Forum Moderators: open
OK - ad rem:
I am constructing script mechanism which may let me get rid of bad spiders/harvesters/(even some crackers pre-attacks) from a website and a server. It will consist of independand (with option to cooperate) modules in PHP, PHP and MySQL, .htaccess, JavaScript and Java (what doesn't mean I am an expert or even average in all the languages - my field of prof is rather management of online services).
Actually I have implemented some of described above mechanisms in a site I am currently woking on. It looks the scripts - even in so premature form - save a lot of hours work and problem involved in manual log analysis.

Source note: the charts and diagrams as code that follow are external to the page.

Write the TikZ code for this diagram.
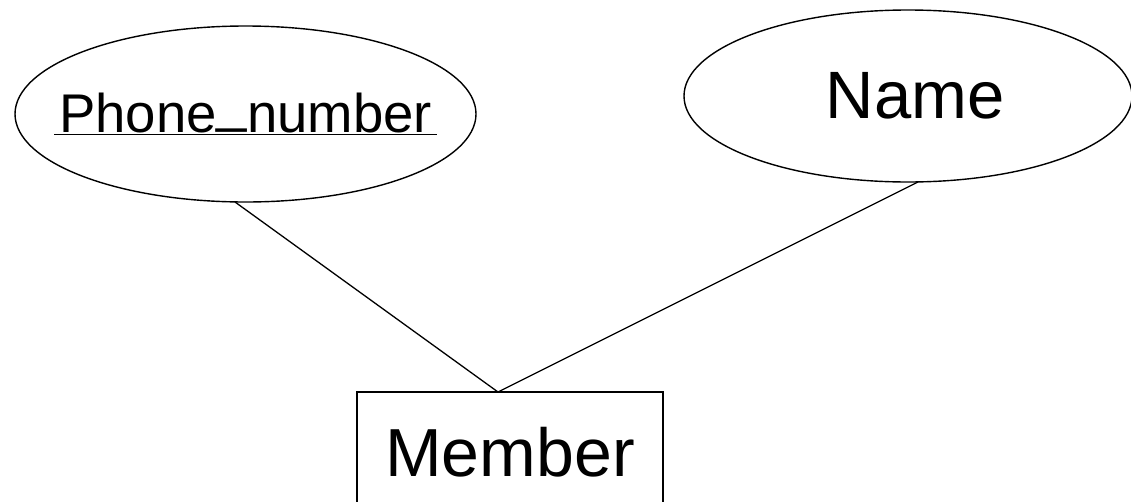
\documentclass[tikz,border=0pt]{standalone}
\usepackage{fontspec}
\setmainfont{Liberation Sans}
\usetikzlibrary{shapes.geometric}
\begin{document}
\begin{tikzpicture}[x=1pt,y=-1pt,
  attr/.style={ellipse,draw,line width=1.4pt,inner sep=0pt,outer sep=0pt},
  entity/.style={rectangle,draw,line width=2pt,inner xsep=0pt,outer sep=0pt,minimum width=306pt,text height=49pt,text depth=0pt,inner ysep=35pt},
  link/.style={line width=1.3pt}]
\useasboundingbox (0,0) rectangle (1131,501);
\clip (0,0) rectangle (1131,501);
\node[attr, minimum width=461pt, minimum height=176pt] (ph) at (245.5,114)
  {\makebox[0pt]{\fontsize{54.5}{60}\selectfont\underline{\hspace{5pt}Phone\raisebox{0.2em}{\_}number\hspace{5pt}}}};
\node[attr, minimum width=448pt, minimum height=172pt] (nm) at (908,96)
  {\makebox[0pt]{\hspace{14pt}\fontsize{67}{72}\selectfont Name}};
\node[entity] (m) at (510,451.5) {\fontsize{68}{74}\selectfont Member};
\draw[link] ([xshift=-10.5pt]ph.south) -- ([xshift=-12pt]m.north);
\draw[link] ([xshift=10pt]nm.south) -- ([xshift=-12pt]m.north);
\end{tikzpicture}
\end{document}
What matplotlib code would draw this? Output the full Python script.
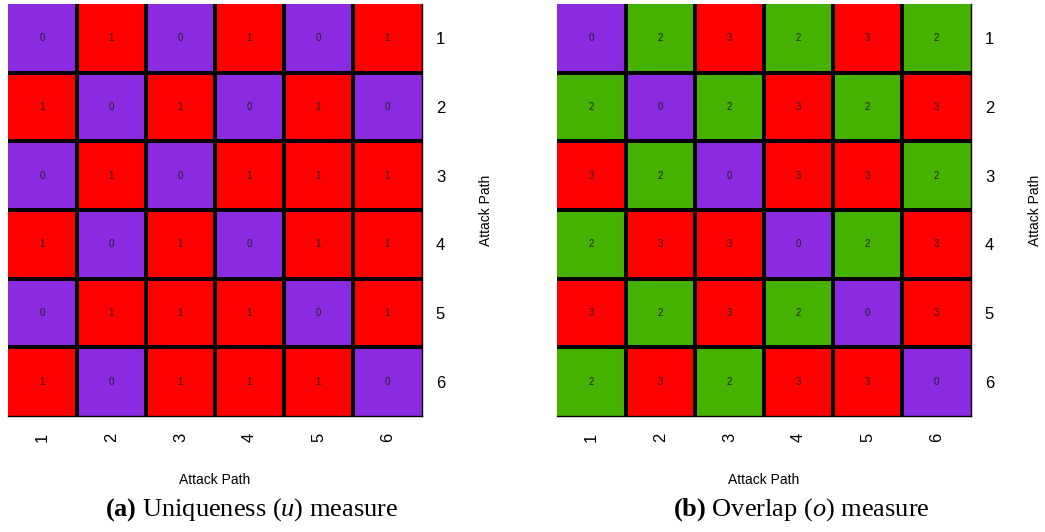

I will appreciate your opinion about what robots do you consider as good ones and which are the bad ones (for positive/negative verification mechanisms).
And are all good robots worth taking care of them?(local/country robot for unknow search site in my opinion isn't worth even bandwidth it will consume visiting my site).
In my list of good robots there are:
Google
Altavista
Msn
Yahoo
bad robots (or and unwelcome):
ia_archiver
I appreciate your lists. If you could give me examples form your logs like (notice it is only an example):
Altavista
AltaVista Intranet V2.0 AVS EVAL search@freeit.com
AltaVista Intranet V2.0 Compaq Altavista Eval sveand@altavista.net
AltaVista Intranet V2.0 evreka.com crawler@evreka.com
AltaVista V2.0B crawler@evreka.com
AVSearch-3.0(AltaVista/AVC)
it is more then welcome.
Second thing I am working on now is mechanism for clearing logs from spoofed IP addresses which can help read logs and should made statistic metohods for logs more reliable.
(I think I should write about it in Tracking and Loging).
Thank you.
Sorry for my language mistakes - English isn't my native.
----------------------------
Don't tell I am paranoid - I know I am.
User Agents from log lines would have us all listing till the eternity as they are ever changing. It would also make this thread rather large and repetitive for lines which already exist.
Here's a start for you.
http ://www.pgts.com.au/pgtsj/pgtsj0208d.html
If you do a search at google on User Agents and perhaps add strings the results will eventually supply you with a page which has many many UA's listed. I have one saved someplace and just cannot recall what I saved it under.
BTW, what's good and bad is entirely a decision of each webmaster as to the traffic desired for their site.
EX:
I have most of APNIC and much of RIPE denied access to my sites, HOWEVER that is not applicable for most webmasters.